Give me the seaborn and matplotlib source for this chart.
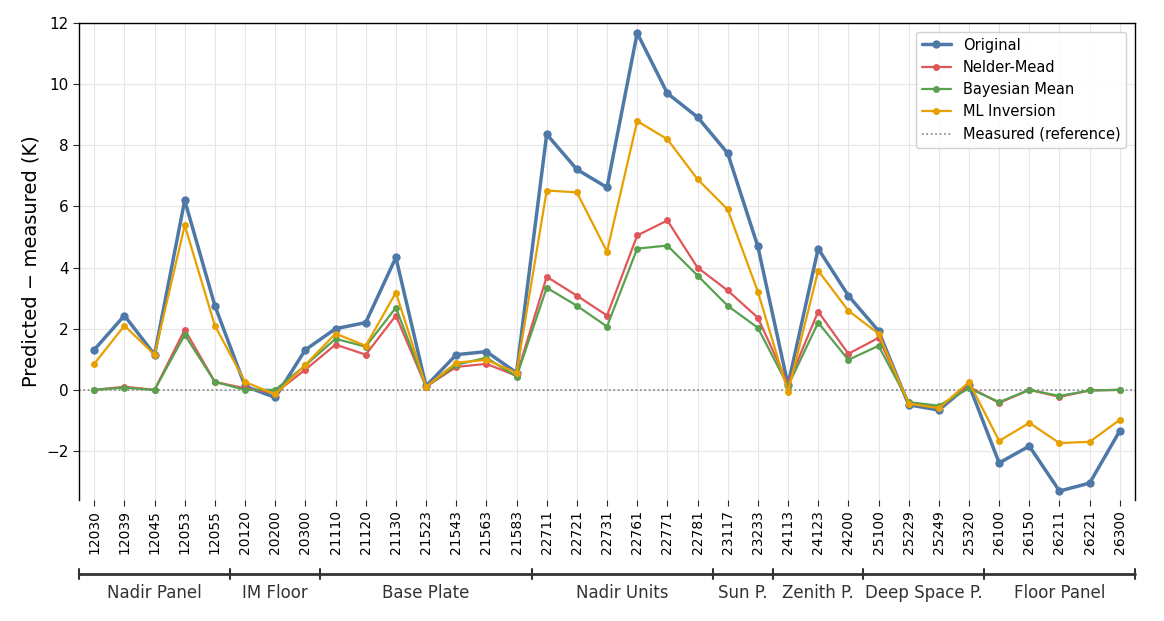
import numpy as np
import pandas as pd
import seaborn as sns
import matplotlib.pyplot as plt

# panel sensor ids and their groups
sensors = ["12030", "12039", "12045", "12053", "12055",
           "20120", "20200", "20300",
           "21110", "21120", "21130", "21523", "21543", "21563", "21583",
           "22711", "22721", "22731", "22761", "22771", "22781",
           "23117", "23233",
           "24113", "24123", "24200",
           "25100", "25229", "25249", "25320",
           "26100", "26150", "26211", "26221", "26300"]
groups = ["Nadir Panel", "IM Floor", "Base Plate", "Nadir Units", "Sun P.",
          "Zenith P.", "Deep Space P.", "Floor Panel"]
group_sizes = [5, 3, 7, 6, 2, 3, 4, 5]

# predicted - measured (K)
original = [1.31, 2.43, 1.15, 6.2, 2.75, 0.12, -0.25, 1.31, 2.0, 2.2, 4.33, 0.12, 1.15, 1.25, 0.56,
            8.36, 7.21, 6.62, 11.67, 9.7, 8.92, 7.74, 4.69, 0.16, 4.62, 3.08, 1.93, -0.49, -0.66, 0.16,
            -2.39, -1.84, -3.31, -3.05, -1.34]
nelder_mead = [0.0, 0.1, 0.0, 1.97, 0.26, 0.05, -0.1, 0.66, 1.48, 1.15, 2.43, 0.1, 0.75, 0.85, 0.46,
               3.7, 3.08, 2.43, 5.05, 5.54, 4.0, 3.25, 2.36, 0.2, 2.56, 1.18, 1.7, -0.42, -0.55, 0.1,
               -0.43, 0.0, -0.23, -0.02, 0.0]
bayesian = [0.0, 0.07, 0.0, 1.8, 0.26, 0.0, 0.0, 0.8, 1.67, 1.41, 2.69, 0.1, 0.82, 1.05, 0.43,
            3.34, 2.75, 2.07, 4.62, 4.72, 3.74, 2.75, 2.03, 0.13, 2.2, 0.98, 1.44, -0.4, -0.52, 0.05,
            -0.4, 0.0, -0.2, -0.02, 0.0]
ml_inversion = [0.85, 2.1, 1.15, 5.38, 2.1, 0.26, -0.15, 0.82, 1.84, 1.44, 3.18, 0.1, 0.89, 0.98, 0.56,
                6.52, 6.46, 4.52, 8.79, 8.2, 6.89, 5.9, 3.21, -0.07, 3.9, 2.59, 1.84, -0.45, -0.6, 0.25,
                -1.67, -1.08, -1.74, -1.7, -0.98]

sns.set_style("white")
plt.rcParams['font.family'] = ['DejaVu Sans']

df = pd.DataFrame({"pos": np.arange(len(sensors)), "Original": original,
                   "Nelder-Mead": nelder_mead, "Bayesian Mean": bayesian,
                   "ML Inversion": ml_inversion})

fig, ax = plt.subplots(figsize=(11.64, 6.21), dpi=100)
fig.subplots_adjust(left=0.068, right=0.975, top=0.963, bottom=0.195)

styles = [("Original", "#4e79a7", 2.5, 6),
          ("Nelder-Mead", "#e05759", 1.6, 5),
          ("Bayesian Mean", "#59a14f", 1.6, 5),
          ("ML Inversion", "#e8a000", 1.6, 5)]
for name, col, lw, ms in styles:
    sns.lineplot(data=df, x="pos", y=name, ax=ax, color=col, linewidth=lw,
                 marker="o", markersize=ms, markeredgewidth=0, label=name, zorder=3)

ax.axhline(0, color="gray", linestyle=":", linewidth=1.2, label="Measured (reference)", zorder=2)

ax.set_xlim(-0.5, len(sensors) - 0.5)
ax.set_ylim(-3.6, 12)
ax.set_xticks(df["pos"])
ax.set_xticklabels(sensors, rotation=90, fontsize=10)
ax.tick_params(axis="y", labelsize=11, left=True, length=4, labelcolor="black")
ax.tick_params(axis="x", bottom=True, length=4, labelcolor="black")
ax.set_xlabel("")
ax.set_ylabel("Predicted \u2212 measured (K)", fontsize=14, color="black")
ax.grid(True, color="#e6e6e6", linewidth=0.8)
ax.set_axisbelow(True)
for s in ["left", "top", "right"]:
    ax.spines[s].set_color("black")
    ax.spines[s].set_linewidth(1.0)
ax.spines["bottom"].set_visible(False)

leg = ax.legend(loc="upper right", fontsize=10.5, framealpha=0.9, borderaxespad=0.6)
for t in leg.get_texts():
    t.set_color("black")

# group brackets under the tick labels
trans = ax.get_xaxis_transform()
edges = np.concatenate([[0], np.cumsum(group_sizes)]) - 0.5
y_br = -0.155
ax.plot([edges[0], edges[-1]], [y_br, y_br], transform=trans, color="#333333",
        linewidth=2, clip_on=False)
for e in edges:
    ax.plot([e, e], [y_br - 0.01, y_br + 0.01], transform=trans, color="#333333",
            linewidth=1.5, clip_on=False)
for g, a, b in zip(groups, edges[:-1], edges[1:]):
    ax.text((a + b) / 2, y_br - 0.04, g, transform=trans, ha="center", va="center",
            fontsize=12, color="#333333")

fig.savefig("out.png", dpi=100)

* * *

# TASK REQUIREMENTS:
Please reproduce the listing exactly from its opening line through the line that contains "group_sizes = [5, 3, 7, 6, 2, 3, 4, 5]", both included, with all pictures omitted.

# EXERCISE ANSWER:
Give me the seaborn and matplotlib source for this chart.
import numpy as np
import pandas as pd
import seaborn as sns
import matplotlib.pyplot as plt

# panel sensor ids and their groups
sensors = ["12030", "12039", "12045", "12053", "12055",
           "20120", "20200", "20300",
           "21110", "21120", "21130", "21523", "21543", "21563", "21583",
           "22711", "22721", "22731", "22761", "22771", "22781",
           "23117", "23233",
           "24113", "24123", "24200",
           "25100", "25229", "25249", "25320",
           "26100", "26150", "26211", "26221", "26300"]
groups = ["Nadir Panel", "IM Floor", "Base Plate", "Nadir Units", "Sun P.",
          "Zenith P.", "Deep Space P.", "Floor Panel"]
group_sizes = [5, 3, 7, 6, 2, 3, 4, 5]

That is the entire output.